Em caso de incumprimento do dever de pagamento de juros indemnizatórios não obstante a ocorrência de qualquer das circunstâncias desse nº 3 do art. 43º, pode o visado, conforme os casos, reagir pelos meios previstos nos arts. 146º e 147.º do CPPT, execução dos julgados ou intimação para um procedimento.

 

A pretensão da Requerente não tem qualquer enquadramento na alínea c) do nº 3 do art. 43º da LGT.

Com efeito, tal norma abrange  apenas as decisões judiciais e não as decisões arbitrais, ainda que proferidas por tribunais arbitrais.

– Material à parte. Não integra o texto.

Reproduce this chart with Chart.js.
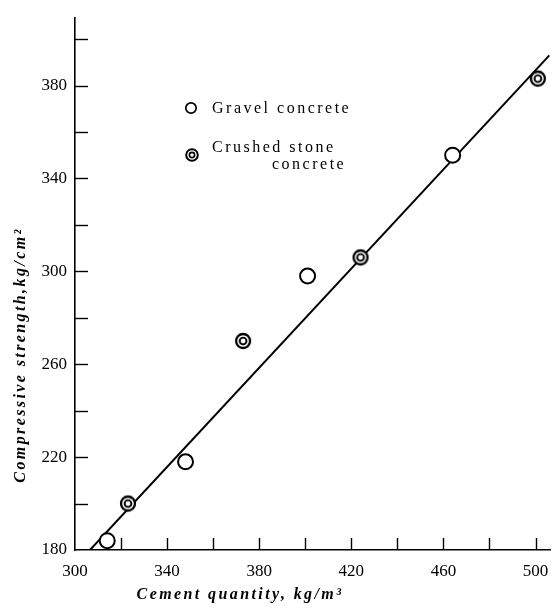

Decisões judiciais são apenas as decisões dos juízes  dos tribunais judiciais, ou seja, dos juízes dos tribunais comuns e dos juízes dos tribunais administrativos e fiscais, sujeitos a um regime essencialmente comum , nos termos do nº 1 do art. 7º e do nº 1 do art. 8º da Organização Judiciária( Lei nº  62/2013, de 18/8).

Os árbitros dos tribunais arbitrais não pertencem, para efeitos do Capítulo I do Título II dessa Lei, ao contrário dos juízes daqueles tribunais, a qualquer profissão judiciária e a sua independência, garantias e incompatibilidades não são idênticas às dos juízes.

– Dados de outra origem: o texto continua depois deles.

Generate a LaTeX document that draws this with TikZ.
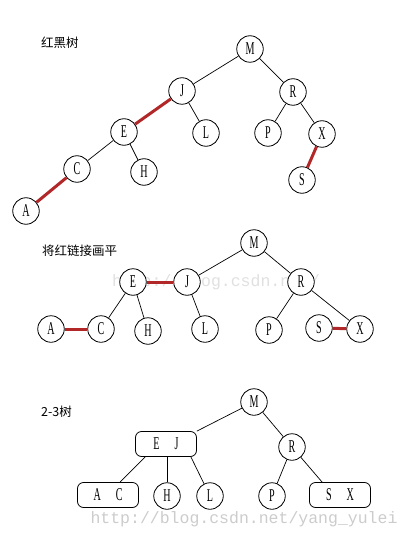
\documentclass[tikz,border=0pt]{standalone}
\usepackage{fontspec}
\setmainfont{Liberation Serif}
\newfontfamily\keyfont[FakeStretch=0.56]{Liberation Serif}
\newfontfamily\cjk{Noto Sans CJK SC}
\newfontfamily\markfont{Liberation Mono}
\usetikzlibrary{positioning}
\definecolor{linkred}{RGB}{178,40,40}

\begin{document}
\begin{tikzpicture}[x=1pt, y=-1pt,
  key/.style={circle, draw, line width=0.8pt, fill=white, minimum size=26.5pt, inner sep=0pt,
    font=\keyfont\fontsize{18}{18}\selectfont},
  pair/.style={rounded corners=6pt, draw, line width=0.8pt, fill=white, minimum width=61pt,
    minimum height=25pt, inner sep=0pt, font=\keyfont\fontsize{18}{18}\selectfont},
  link/.style={line width=0.7pt},
  red link/.style={line width=3pt, linkred},
  title/.style={anchor=west, inner sep=0pt, font=\cjk\fontsize{12.5}{12.5}\selectfont},
  watermark/.style={inner sep=0pt, font=\markfont\fontsize{16.5}{16.5}\selectfont}]

\useasboundingbox (0,0) rectangle (413,540);

% watermarks behind the trees
\node [watermark, text=black!12] (mark-mid) at (216,282) {http://blog.csdn.net/};
\node [watermark, text=black!20] (mark-bottom) at (244,519) {http://blog.csdn.net/yang\_yulei};

% red-black tree
\node [title] (rb-title) at (41,43) {红黑树};

\foreach \n/\x/\y in {M/250/49, J/182/91, R/293/92, E/124/132, L/206/133, P/268/133,
                      X/322/134, C/77/169, H/144/172, S/302/180, A/26/211}
  \node [key] (rb-\n) at (\x,\y) {\n};

\foreach \a/\b in {M/J, M/R, J/L, E/C, E/H, R/P, R/X}
  \draw [link] (rb-\a) -- (rb-\b);

\foreach \a/\b in {J/E, C/A, X/S}
  \draw [red link] (rb-\a) -- (rb-\b);

% red links drawn flat
\node [title] (fl-title) at (42,251) {将红链接画平};

\foreach \n/\x/\y in {M/254/243, E/133/282, J/187/282, R/301/282, A/51/329, C/101/329,
                      H/148/331, L/205/329, P/269/330, S/319/328, X/360/329}
  \node [key] (fl-\n) at (\x,\y) {\n};

\foreach \a/\b in {M/J, M/R, E/C, E/H, J/L, R/P, R/X}
  \draw [link] (fl-\a) -- (fl-\b);

\foreach \a/\b in {A/C, E/J, S/X}
  \draw [red link] (fl-\a) -- (fl-\b);

% 2-3 tree
\node [title] (tt-title) at (41,412) {2-3树};

\foreach \n/\x/\y in {M/254/402, R/292/447, H/167/496, L/210/496, P/272/496}
  \node [key] (tt-\n) at (\x,\y) {\n};

\node [pair] (tt-EJ) at (166,444) {E\hspace{15pt}J};
\node [pair] (tt-AC) at (108,495) {A\hspace{15pt}C};
\node [pair] (tt-SX) at (340,495) {S\hspace{15pt}X};

\draw [link] (tt-M) -- (tt-EJ.north east);
\draw [link] (tt-M) -- (tt-R);
\draw [link] ([xshift=10pt]tt-EJ.south west) -- ([xshift=12pt]tt-AC.north);
\draw [link] (tt-EJ.south -| tt-H) -- (tt-H);
\draw [link] ([xshift=-6pt]tt-EJ.south east) -- (tt-L);
\draw [link] (tt-R) -- (tt-P);
\draw [link] (tt-R) -- ([xshift=13pt]tt-SX.north west);

\end{tikzpicture}
\end{document}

Assim, essa alínea d) do nº 3 do art. 43º da LGT apenas abrange as decisões dos tribunais tributários e, no exercício das suas funções da fiscalização concreta da constitucionalidade e legalidade dos atos normativos a que se refere o art. 280º da CRP, do Tribunal Constitucional.

O Acórdão do TJUE C-169/2020 limita-se à verificação do incumprimento pelo Estado português das obrigações previstas no art. 110º do TFUE, não contendo qualquer declaração de inconstitucionalidade ou ilegalidade do art. 217º da Lei nº 42/2016, reservada aos tribunais nacionais, pelo que não pode ser desencadear diretamente a aplicação  dessa alínea d) do nº 3 do art. 43º da LGT.

De acordo com esta última norma, o direito a juros indemnizatórios depende do trânsito em julgado da declaração de inconstitucionalidade ou ilegalidade de norma de direito nacional, quer com caráter geral, quer num caso concreto.

Seria, assim, inoportuna ou extemporânea a decisão de tribunal arbitral que, antes do trânsito em julgado da declaração de  inconstitucionalidade ou ilegalidade com força obrigatória geral ou, em casos concretos. , na sequência do recurso obrigatório interposto pelo Ministério Público.  nos termos do nº 3 do art. 280º da CRP ou da omissão pelo Ministério Público desse dever de recorrer, conhecesse antecipadamente do direito do contribuinte a juros indemnizatórios.

Tal direito só se constituí   com esse trânsito em julgado e não anteriormente e, por ser automático,  não carece de ser declarado.

8-   Decisão

 

Termos em que, o Tribunal decide:

 

a) A declaração de ilegalidade e anulação parcial do ato de liquidação de ISV da autoria da Alfândega de Peniche com o nº 2020/..., de 25/8/2020, resultante da apresentação da Declaração Aduaneira de Veículos (DAV) nº 2020/..., na mesma data;

b) A consequente restituição do imposto indevidamente pago também nessa data de 25/8/2020 de € 3.185,31 ;

c)A condenação da Requerida ao pagamento integral das custas do processo.

d)Julgar totalmente improcedente o pedido de pagamento de juros indemnizatórios 

 

9. Valor do processo

 

 Fixa-se o valor do processo, nos termos da alínea a) do nº 1 do  97.º-A, n.º 1,do CPPT, aplicável por força das alíneas a) e b) do n.º 1 do artigo 29.º do RJAT e do n.º 2 do artigo 3.º do Regulamento de Custas nos Processos de Arbitragem Tributária (RCPAT), em  € 3.185,31;

 

10. Custas

Fixa-se o valor da taxa de arbitragem em € 612,00 nos termos da Tabela I do Regulamento das Custas dos Processos de Arbitragem Tributária, nos nº 1 e 2 do art. 3º do  respetivo Regulamento  e do nº 2 do art. 12.º, n.º 2, e do nº 4 do  22.º ambos do RJAT, a pagar integralmente pela  Requerida e

Registe-se e notifiquem-se as partes e, para efeitos da alínea a) do nº 1 e do nº 3 do art. 72º da LOTC, o Ministério Público.